Day 95, Darjeeling [Thursday 6th March 2008]
Previous day: Day 94, Sunderbans [Wednesday 5th March 2008]
Next day: Day 96, Darjeeling [Friday 7th March 2008]
We arrive at New Jalpaiguri at 9am after a comfortable and quiet night's sleep on the train. From there we get a shared jeep up to Darjeeling — there are dozens of jeeps lined up in the large car park, waiting to leave. There are 10 of us in the jeep altogether: 7 locals plus me, Kate and a Dutch guy.
On the way up the tightly winding roads we stop for tea and get our first taste of Tibetan food — a hot plateful of steamed momos and chilli sauce (Rs. 10). As we ascend into the hills, so the temperature falls. Quickly. I'm starting to regret not changing out of shorts, sandals and t-shirt. In the bac kfo the jeep I root around in my bag and clumsily manage to pull on a fleece, socks and shoes.
We stop again shortly afterwards, this time due to a bandh (strike) by a group of unidentified persons. West Bengal is famous for its highly politicised working class, its left wing government and, particularly, its strikes.
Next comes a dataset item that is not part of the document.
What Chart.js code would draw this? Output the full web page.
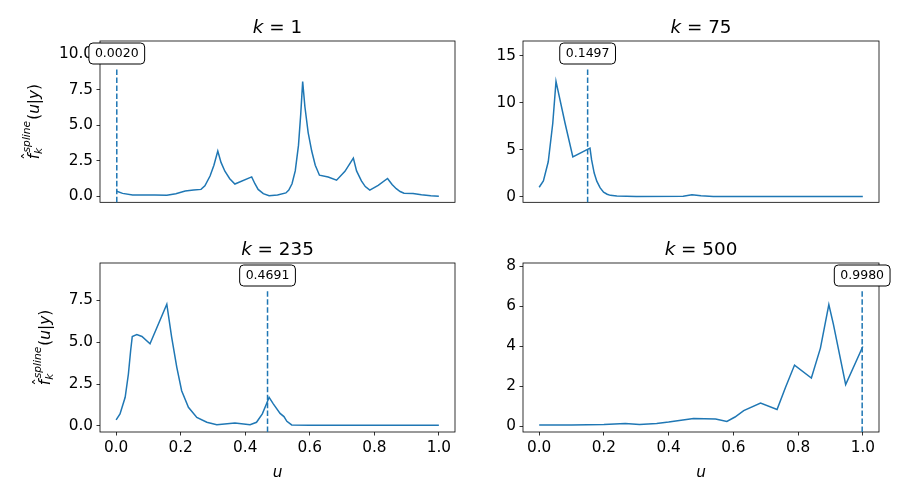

Prior to our arriving here there was a lot of news coverage of strike and rallies in support of independence for the Darjeeling Hills region and the Gurkha people.
Apparently the bandh will last for one hour. So all the cars have stopped, people stand in the road and chat, everyone seems used to this kind of occurence. We sit in the car and shiver. It's about 5 degrees centrigrade. Eventually we get waved on. We get stopped again shortly after. A passing local says it's just a political stunt, but we never find out the real cause.
Next to the road up to Darjeeling run the tiny tracks of the 'toy train', the Darjeeling Hill Railway. After about 3 hours we arrive at Chowrasta Square, the centre of Darjeeling. We are now at 2400m altitude and, weirdly, we both feel a little dizzy. We find our hotel, the Bellevue, a comfy, old-fashioned wood-paneled place with woodburning stoves and big helpings of porridge on the menu.
Darjeeling isn't a pretty town. Rather it's a rusting, damp tumble of shacks spilling down the hill. Every viewpoint is filled with the faded pastel colours of walls and roofs dotted all over the landscape, clinging on to the windy slopes. It feels incredibly foreign here, too. Foreign from India, I mean. It feels like another country. People's faces here are different, most Nepali, Tibetan and Gurhka. And everyone smiles! It feels really good to be up here, and so different. It's really, really cold. You can see the Himalayas from our hotel rooftop.
We go to Kunga for lunch, a tiny Tibetan cafe where diners are crammed in on benches in the steamy, pine-paneled room. The windows are fogged up, and the sweet smell of home cooking fills the air from the open kitchen. The serve nourishing, filling food here, and we get big bowls of chicken noodle soup and a plate of huge spring rolls. It all tastes so good.
We pass Glenary's , which features in Kiran Desai's The Inheritance of Loss. We browse through the brilliant Oxford bookshop, full of mountaineering memoirs, and Tibetan and Buddhist books. After dinner at Kunga (again! Chicken friend rice and more noodle soup) we light a fire in our freezing cold hotel room and climb beneath the dozen blankets which weigh heavily on our bed.